Answering Private Linear Queries Adaptively Using the Common Mechanism

When analyzing confidential data through a privacy filter, a data scientist often needs to decide which queries will best support their intended analysis. For example, an analyst may wish to study noisy two-way marginals in a dataset produced by a mechanism M 1 . But, if the data are relatively sparse, the analyst may choose to examine noisy one-way marginals, produced by a mechanism M 2 , instead. Since the choice of whether to use M 1 or M 2 is data-dependent, a typical differentially private workflow is to first split the privacy loss budget ρ into two parts: ρ 1 and ρ 2 , then use the first part ρ 1 to determine which mechanism to use, and the remainder ρ 2 to obtain noisy answers from the chosen mechanism.
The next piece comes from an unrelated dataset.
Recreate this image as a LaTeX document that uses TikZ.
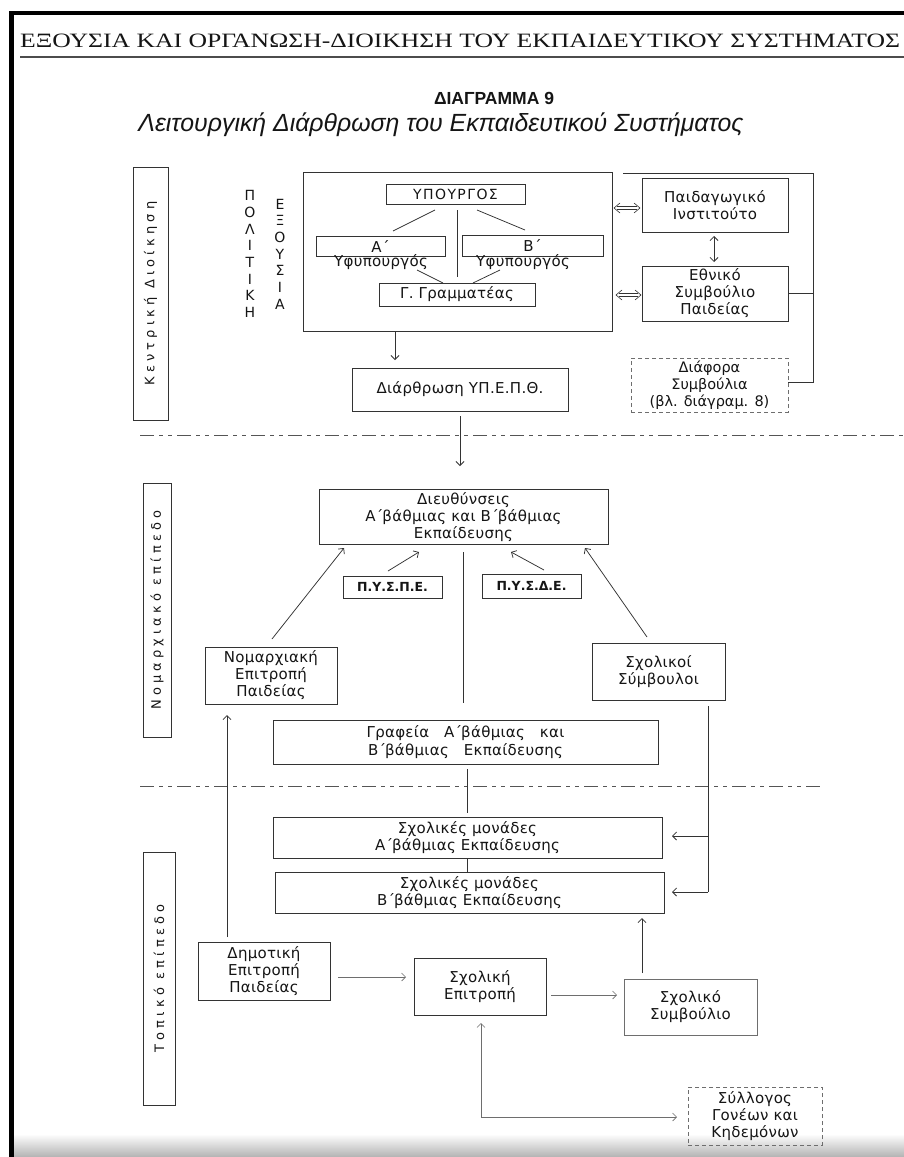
\documentclass[tikz,border=0pt]{standalone}
\usepackage{graphicx}
\usepackage{fontspec}
\setmainfont{Liberation Serif}
\newfontfamily\lab[LetterSpace=2]{DejaVu Sans}
\newfontfamily\labwide[LetterSpace=10]{DejaVu Sans}
\newfontfamily\vlab[LetterSpace=32]{DejaVu Sans}
\newfontfamily\plain{DejaVu Sans}
\newfontfamily\ttl{Liberation Sans}
\usetikzlibrary{arrows.meta,calc}
\definecolor{linec}{HTML}{333333}
\definecolor{txtc}{HTML}{151515}
\definecolor{sepc}{HTML}{555555}
\definecolor{lightc}{HTML}{6E6E6E}
\newcommand{\tn}{΄\kern-1pt}
\tikzset{
  box/.style={draw=linec, line width=0.75pt, inner sep=0pt, align=center, text=txtc,
    font=\lab\fontsize{15}{17}\selectfont},
  dbox/.style={box, dashed, dash pattern=on 4pt off 3pt, draw=lightc},
  fbox/.style={box, draw=lightc},
  vlbox/.style={draw=linec, line width=0.75pt, inner sep=0pt, text=txtc, rotate=90,
    font=\vlab\fontsize{13}{14}\selectfont},
  ln/.style={draw=linec, line width=0.75pt},
  arr/.style={ln, -{Straight Barb[length=4pt,width=8pt]}},
  larr/.style={draw=lightc, line width=0.6pt, -{Straight Barb[length=4pt,width=8pt]}},
  dshaft/.style={draw=linec, line width=0.5pt, double, double distance=2.4pt},
  sep/.style={draw=sepc, line width=0.9pt,
    dash pattern=on 14pt off 5pt on 4pt off 5pt on 4pt off 5pt},
  lbl/.style={inner sep=0pt, text=txtc, font=\lab\fontsize{15}{17}\selectfont},
  vtext/.style={inner sep=0pt, align=center, text=txtc, font=\plain\fontsize{14}{16.7}\selectfont}
}
\begin{document}
\begin{tikzpicture}[x=1pt,y=-1pt]
\useasboundingbox (0,0) rectangle (904,1157);
\fill[white] (0,0) rectangle (904,1157);
\shade[top color=white, bottom color=black!30] (14,1134) rectangle (904,1157);
% scan frame
\fill[black] (9,11) rectangle (14,1157);
\fill[black] (9,11) rectangle (904,15);

% header
\node[anchor=base west, inner sep=0pt, text=txtc, font=\fontsize{20}{24}\selectfont] (hdr) at (20,47)
  {\resizebox{880pt}{13.5pt}{ΕΞΟΥΣΙΑ ΚΑΙ ΟΡΓΑΝΩΣΗ-ΔΙΟΙΚΗΣΗ ΤΟΥ ΕΚΠΑΙΔΕΥΤΙΚΟΥ ΣΥΣΤΗΜΑΤΟΣ}};
\draw[draw=black!70, line width=1.2pt] (20,57) -- (904,57);
\node[inner sep=0pt, text=txtc, font=\ttl\bfseries\fontsize{17.5}{20}\selectfont] (dtitle) at (494,98) {ΔΙΑΓΡΑΜΜΑ 9};
\node[anchor=base, inner sep=0pt, text=txtc, font=\ttl\itshape\fontsize{22}{26}\selectfont] (subt) at (441,131)
  {\resizebox{605pt}{!}{Λειτουργική Διάρθρωση του Εκπαιδευτικού Συστήματος}};

% level labels
\node[vlbox, minimum width=253pt, minimum height=35pt] (L1) at (150.5,293.5) {Κεντρική Διοίκηση};
\node[vlbox, minimum width=254pt, minimum height=28pt] (L2) at (157,610) {Νομαρχιακό επίπεδο};
\node[vlbox, minimum width=253pt, minimum height=32pt] (L3) at (159,978.5) {Τοπικό επίπεδο};

% separators
\coordinate (s1a) at (140,435); \coordinate (s1b) at (904,435);
\coordinate (s2a) at (140,786); \coordinate (s2b) at (820,786);
\draw[sep] (s1a) -- (s1b);
\draw[sep] (s2a) -- (s2b);

% political power
\node[vtext] (polit) at (250,254) {Π\\Ο\\Λ\\Ι\\Τ\\Ι\\Κ\\Η};
\node[vtext] (exous) at (280,254) {Ε\\Ξ\\Ο\\Υ\\Σ\\Ι\\Α};

\node[box, minimum width=309pt, minimum height=159pt] (pol) at (457.5,251.5) {};
\node[box, minimum width=139pt, minimum height=20pt, font=\labwide\fontsize{14}{17}\selectfont] (ypo) at (455.5,194) {ΥΠΟΥΡΓΟΣ};
\node[box, minimum width=129pt, minimum height=20pt] (ya) at (380.5,246) {Α΄};
\node[box, minimum width=141pt, minimum height=21pt] (yb) at (532.5,245.5) {Β΄};
\node[lbl] (yat) at (381,262) {Υφυπουργός};
\node[lbl] (ybt) at (523,262) {Υφυπουργός};
\node[box, minimum width=156pt, minimum height=23pt] (gg) at (457,294.5) {Γ. Γραμματέας};

\coordinate (u1) at (435,210); \coordinate (u2) at (393,231);
\coordinate (u3) at (477,210); \coordinate (u4) at (525,230);
\coordinate (v1) at (457,210); \coordinate (v2) at (457,277);
\coordinate (g1) at (417,270); \coordinate (g2) at (443,283);
\coordinate (g3) at (500,270); \coordinate (g4) at (473,283);
\draw[ln] (u1) -- (u2);
\draw[ln] (u3) -- (u4);
\draw[ln] (v1) -- (v2);
\draw[ln] (g1) -- (g2);
\draw[ln] (g3) -- (g4);

% right column
\node[box, minimum width=146pt, minimum height=54pt] (paid) at (715,205) {Παιδαγωγικό\\Ινστιτούτο};
\node[box, minimum width=146pt, minimum height=55pt] (ethn) at (715,293.5) {Εθνικό\\Συμβούλιο\\Παιδείας};
\node[dbox, minimum width=157pt, minimum height=54pt, font=\plain\fontsize{14.5}{17}\selectfont] (diaf) at (709.5,385) {Διάφορα\\Συμβούλια\\(βλ. διάγραμ. 8)};

% hollow double arrows between the ministry box and the councils
\coordinate (pp1) at (614,208); \coordinate (pp2) at (640,208);
\coordinate (pe1) at (616,295); \coordinate (pe2) at (641,295);
\draw[dshaft] ($(pp1)+(3,0)$) -- ($(pp2)+(-3,0)$);
\draw[ln, line width=0.6pt] ($(pp1)+(6,-5)$) -- (pp1) -- ($(pp1)+(6,5)$);
\draw[ln, line width=0.6pt] ($(pp2)+(-6,-5)$) -- (pp2) -- ($(pp2)+(-6,5)$);
\draw[dshaft] ($(pe1)+(3,0)$) -- ($(pe2)+(-3,0)$);
\draw[ln, line width=0.6pt] ($(pe1)+(6,-5)$) -- (pe1) -- ($(pe1)+(6,5)$);
\draw[ln, line width=0.6pt] ($(pe2)+(-6,-5)$) -- (pe2) -- ($(pe2)+(-6,5)$);
\coordinate (ie1) at (714,236); \coordinate (ie2) at (714,262);
\draw[ln, {Straight Barb[length=4pt,width=8pt]}-{Straight Barb[length=4pt,width=8pt]}] (ie1) -- (ie2);

\coordinate (b1) at (623,173); \coordinate (b2) at (813,173); \coordinate (b3) at (813,382);
\draw[ln] (b1) -- (b2) -- (b3) -- (diaf.east |- b3);
\draw[ln] (ethn.east) -- (ethn.east -| b2);

% ministry structure
\node[box, minimum width=216pt, minimum height=43pt] (diar) at (460,389.5) {Διάρθρωση ΥΠ.Ε.Π.Θ.};
\coordinate (pa) at (395,360);
\draw[arr] (pol.south -| pa) -- (pa);
\coordinate (da1) at (460,416); \coordinate (da2) at (460,466);
\draw[arr] (da1) -- (da2);

% prefecture level
\node[box, minimum width=289pt, minimum height=55pt] (dieu) at (463.5,517) {Διευθύνσεις\\Α\tn βάθμιας και Β\tn βάθμιας\\Εκπαίδευσης};
\node[box, minimum width=99pt, minimum height=22pt, font=\plain\bfseries\fontsize{12.5}{14}\selectfont] (pyspe) at (392.5,587) {Π.Υ.Σ.Π.Ε.};
\node[box, minimum width=99pt, minimum height=24pt, font=\plain\bfseries\fontsize{12.5}{14}\selectfont] (pysde) at (531.5,586) {Π.Υ.Σ.Δ.Ε.};
\node[box, minimum width=132pt, minimum height=57pt] (nomep) at (271,675.5) {Νομαρχιακή\\Επιτροπή\\Παιδείας};
\node[box, minimum width=133pt, minimum height=57pt] (sxsymb) at (658.5,672) {Σχολικοί\\Σύμβουλοι};
\node[box, minimum width=385pt, minimum height=44pt, font=\lab\fontsize{15}{18}\selectfont] (graf) at (465.5,742)
  {Γραφεία\quad Α\tn βάθμιας\quad και\\Β\tn βάθμιας\quad Εκπαίδευσης};

\coordinate (pe_a) at (388,571); \coordinate (pe_b) at (419,552);
\coordinate (pd_a) at (544,570); \coordinate (pd_b) at (511,552);
\coordinate (na) at (272,639); \coordinate (nb) at (344,548);
\coordinate (sa) at (647,637); \coordinate (sb) at (585,548);
\draw[arr] (pe_a) -- (pe_b);
\draw[arr] (pd_a) -- (pd_b);
\draw[arr] (na) -- (nb);
\draw[arr] (sa) -- (sb);
\coordinate (c1) at (463,552); \coordinate (c2) at (463,703);
\draw[ln] (c1) -- (c2);

% local level
\node[box, minimum width=389pt, minimum height=41pt] (smA) at (467.5,837.5) {Σχολικές μονάδες\\Α\tn βάθμιας Εκπαίδευσης};
\node[box, minimum width=389pt, minimum height=41pt] (smB) at (469.5,892.5) {Σχολικές μονάδες\\Β\tn βάθμιας Εκπαίδευσης};
\coordinate (gl1) at (467,769); \coordinate (gl2) at (467,813);
\draw[ln] (gl1) -- (gl2);
\draw[ln] (smA.south -| gl1) -- (smB.north -| gl1);

\coordinate (rv1) at (708,706); \coordinate (rv2) at (708,892);
\coordinate (ra) at (708,836);
\coordinate (rat) at (672,836); \coordinate (rbt) at (672,892);
\draw[ln] (rv1) -- (rv2);
\draw[arr] (ra) -- (rat);
\draw[arr] (rv2) -- (rbt);

\node[box, minimum width=132pt, minimum height=58pt] (dim) at (264,971) {Δημοτική\\Επιτροπή\\Παιδείας};
\node[box, minimum width=132pt, minimum height=57pt] (sxep) at (480,986.5) {Σχολική\\Επιτροπή};
\node[fbox, minimum width=133pt, minimum height=56pt] (sxsyb) at (690.5,1007) {Σχολικό\\Συμβούλιο};
\node[dbox, minimum width=134pt, minimum height=58pt] (syl) at (755,1116) {Σύλλογος\\Γονέων και\\Κηδεμόνων};

\coordinate (dn1) at (227,937); \coordinate (dn2) at (227,715);
\draw[arr] (dn1) -- (dn2);
\coordinate (ds1) at (338,977); \coordinate (ds2) at (406,977);
\draw[larr] (ds1) -- (ds2);
\coordinate (ss1) at (551,995); \coordinate (ss2) at (617,995);
\draw[larr] (ss1) -- (ss2);
\coordinate (up1) at (642,973); \coordinate (up2) at (642,918);
\draw[arr] (up1) -- (up2);
\coordinate (pv1) at (481,1023); \coordinate (pv2) at (677,1117);
\draw[draw=lightc, line width=0.6pt, {Straight Barb[length=4pt,width=8pt]}-{Straight Barb[length=4pt,width=8pt]}] (pv1) |- (pv2);
\end{tikzpicture}
\end{document}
In a sense, the first step seems wasteful because it takes away part of the privacy loss budget that could have been used to make the query answers more accurate. In this paper, we consider the question of whether the choice between M 1 and M 2 can be performed without wasting any privacy loss budget. For linear queries, we propose a method for decomposing M 1 and M 2 into three parts: (1) a mechanism M * that captures their shared information, (2) a mechanism M′1 that captures information that is specific to M 1 , (3) a mechanism M′2 that captures information that is specific to M 2 . Running M * and M′ 1 together is completely equivalent to running M 1 (both in terms of query answer accuracy and total privacy cost ρ ). Similarly, running M * and M′ 2 together is completely equivalent to running M 2 . Since M * will be used no matter what, the analyst can use its output to decide whether to subsequently run M ′ 1 (thus recreating the analysis supported by M 1 )or M′ 2 (recreating the analysis supported by M 2 ), without wasting privacy loss budget.